Unloveable core beliefs

  • I’m unlovable
  • I’m unlikeable
  • I’m not wanted
  • I’m a bad person
  • I’m worthless

Not good enough core beliefs

  • I’m not good enough
  • I’m a failure
  • I’m useless

How to find your own core belief

Choose a negative automatic thought from the records you have already been keeping, and ask yourself if that thought is true. What would that say about me?

Worked example of downward arrow technique
In the example above, Kate was worried about one spelling mistake in her work and initially thought it was a mess.

  • It’s a mess
  • If that were true, what does that say about you?
  • I didn’t work hard enough
  • If that were true, what does that say about you?
  • My manager will think I am a fraud
  • If that were true, what does that say about you?
  • I didn’t perform my job
  • If that were true, what does that say about you?
  • I’m not good enough

You keep going with the downward arrow technique until you cannot go further.

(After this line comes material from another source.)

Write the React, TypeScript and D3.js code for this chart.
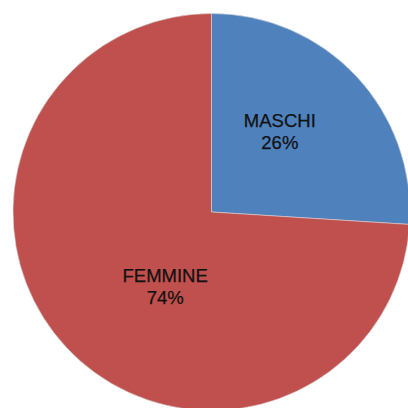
import React from "react";
import * as d3 from "d3";

const categories = ["MASCHI", "FEMMINE"];
const values = [26, 74];
const colors = ["#4F81BD", "#C0504D"];
const labelOffsets = [
  [-4, -14],
  [26, 5],
];

export default function App() {
  const W = 408;
  const H = 408;
  const cx = 211.5;
  const cy = 212;
  const r = 198.5;
  const pie = d3.pie<number>().sort(null).value((d) => d);
  const arcs = pie(values);
  const arc = d3.arc<d3.PieArcDatum<number>>().innerRadius(0).outerRadius(r);
  const labelArc = d3
    .arc<d3.PieArcDatum<number>>()
    .innerRadius(r * 0.5)
    .outerRadius(r * 0.5);
  const total = d3.sum(values);
  return (
    <svg
      width={W}
      height={H}
      style={{ position: "absolute", left: 0, top: 0, display: "block", background: "#fff" }}
    >
      <g transform={`translate(${cx},${cy})`}>
        {arcs.map((a, i) => (
          <path key={i} d={arc(a) || ""} fill={colors[i]} stroke="#d9d9d9" strokeWidth={0.6} />
        ))}
        {arcs.map((a, i) => {
          const [x, y] = labelArc.centroid(a);
          const lx = x + labelOffsets[i][0];
          const ly = y + labelOffsets[i][1];
          return (
            <text
              key={i}
              x={lx}
              y={ly}
              textAnchor="middle"
              fontFamily="'Liberation Sans', Arial, sans-serif"
              fontSize={18.5}
              fill="#111"
              stroke="#111"
              strokeWidth={0.25}
            >
              <tspan x={lx} dy="-0.15em">{categories[i]}</tspan>
              <tspan x={lx} dy="1.18em">{Math.round((values[i] / total) * 100)}%</tspan>
            </text>
          );
        })}
      </g>
    </svg>
  );
}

The last answer will be a core belief.

John was upset when he found out some of his friends had gone out without him and his first negative automatic thought was they didn’t want me to come.

  • If that were true, what does that say about you?
  • They find me annoying.
  • If that were true, what does that say about you?
  • nobody likes me
  • If that were true, what does that say about you?
  • I’m unlikeable as a person.

John has always felt unlikeable and feels it more when experiencing negative emotions.

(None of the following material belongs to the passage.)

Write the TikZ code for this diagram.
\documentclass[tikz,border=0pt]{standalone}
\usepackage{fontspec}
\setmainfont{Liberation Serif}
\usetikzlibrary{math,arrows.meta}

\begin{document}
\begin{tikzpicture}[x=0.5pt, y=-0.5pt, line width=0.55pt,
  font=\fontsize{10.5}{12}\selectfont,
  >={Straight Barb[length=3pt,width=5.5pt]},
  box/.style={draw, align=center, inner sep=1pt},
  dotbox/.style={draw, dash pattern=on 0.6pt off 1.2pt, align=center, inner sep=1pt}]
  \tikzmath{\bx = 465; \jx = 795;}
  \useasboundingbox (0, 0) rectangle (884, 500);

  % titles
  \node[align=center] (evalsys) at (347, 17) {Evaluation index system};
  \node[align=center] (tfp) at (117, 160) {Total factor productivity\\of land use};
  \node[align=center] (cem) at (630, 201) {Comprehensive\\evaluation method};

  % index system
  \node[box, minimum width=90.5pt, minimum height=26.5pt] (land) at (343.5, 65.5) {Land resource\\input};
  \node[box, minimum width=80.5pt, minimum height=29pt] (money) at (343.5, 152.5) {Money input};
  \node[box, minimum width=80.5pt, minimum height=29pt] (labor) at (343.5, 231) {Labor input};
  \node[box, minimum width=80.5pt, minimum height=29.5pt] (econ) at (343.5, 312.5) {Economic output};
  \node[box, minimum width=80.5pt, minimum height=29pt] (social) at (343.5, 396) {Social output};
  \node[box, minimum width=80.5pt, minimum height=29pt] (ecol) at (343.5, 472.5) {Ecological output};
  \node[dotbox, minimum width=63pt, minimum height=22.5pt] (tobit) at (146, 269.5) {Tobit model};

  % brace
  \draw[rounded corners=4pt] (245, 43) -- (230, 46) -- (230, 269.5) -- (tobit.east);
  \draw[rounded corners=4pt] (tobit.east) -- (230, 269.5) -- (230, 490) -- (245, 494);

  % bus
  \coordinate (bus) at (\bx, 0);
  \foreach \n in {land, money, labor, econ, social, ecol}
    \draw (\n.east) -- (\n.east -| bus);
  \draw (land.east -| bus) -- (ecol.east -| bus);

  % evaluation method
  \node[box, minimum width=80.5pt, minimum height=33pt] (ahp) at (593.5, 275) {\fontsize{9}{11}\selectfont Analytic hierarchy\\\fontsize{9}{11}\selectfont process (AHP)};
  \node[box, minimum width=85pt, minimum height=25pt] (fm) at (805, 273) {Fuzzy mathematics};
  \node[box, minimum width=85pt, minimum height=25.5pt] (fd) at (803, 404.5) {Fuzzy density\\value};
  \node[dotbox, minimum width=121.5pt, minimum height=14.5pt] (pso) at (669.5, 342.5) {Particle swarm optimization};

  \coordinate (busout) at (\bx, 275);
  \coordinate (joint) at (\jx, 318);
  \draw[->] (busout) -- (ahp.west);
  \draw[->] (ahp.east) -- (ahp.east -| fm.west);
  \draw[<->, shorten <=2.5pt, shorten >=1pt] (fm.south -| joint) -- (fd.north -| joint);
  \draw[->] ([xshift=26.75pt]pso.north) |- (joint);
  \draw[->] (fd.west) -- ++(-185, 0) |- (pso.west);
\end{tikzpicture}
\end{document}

Identifying your core belief can be upsetting, but try not to linger on any associated emotions, as it will not be an accurate reflection of you. It’s a faulty belief system that I will now show you how to change.

How to change your belief system in CBT

Kate’s belief system of I’m not good enough.

I would ask Kate for an example of when this belief system might not be accurate 100% of the time.

When doing this for yourself, ask yourself the same question. If the belief is strong, it’s hard to find examples; ask yourself what a friend would say if this happened to you.

Kate struggled to look for examples but stated her friends might think she was a good enough friend. I would ask for a more concrete example to prove that her belief system might not be true all the time.

She stated she looked after her friend’s daughter once a week while the friend went to night class.

What about an example from work? She stated she was promoted six months ago; this is a concrete example that her belief of not being good enough might not be true.

Looking for a more accurate belief

A crucial part of CBT is coming up with an alternative belief about yourself; this is the opposite of your current belief.

  • I’m not good enough becomes I’m good enough
  • I’m not likeable, becomes I’m likeable.

Changing your beliefs involves behavioural experiments.

Behavioural experiments are part of cognitive behavioural therapy and will help to strengthen more accurate appraisals of yourself.

I asked Kate to look for evidence in all aspects of her life that supported being good enough.

For example, at work, she had to note any time she received praise and remind herself this was evidence that her work was good enough.

Getting to the end of the workweek with no reprimands (as many bosses do not dish out praise daily) meant that her work was good enough.

I asked John to start some extra activities as part of his behavioural experiments to provide evidence that he was likeable as a person.

He started a pub quiz, even though it took him out of his comfort zone. Being asked to come back the following week was evidence that he was likeable as a person.

Concluding comments on changing core beliefs.

Unhelpful belief systems will have been part of your life for a long time, and attempting to change them can go against the grain and make you feel silly or upset. Keep in mind, it took a long time to form the original belief system and will take time to create a new one, but the result will change your life and stop you from being at the mercy of a faulty belief system that can hurt you when anxious, sad or upset.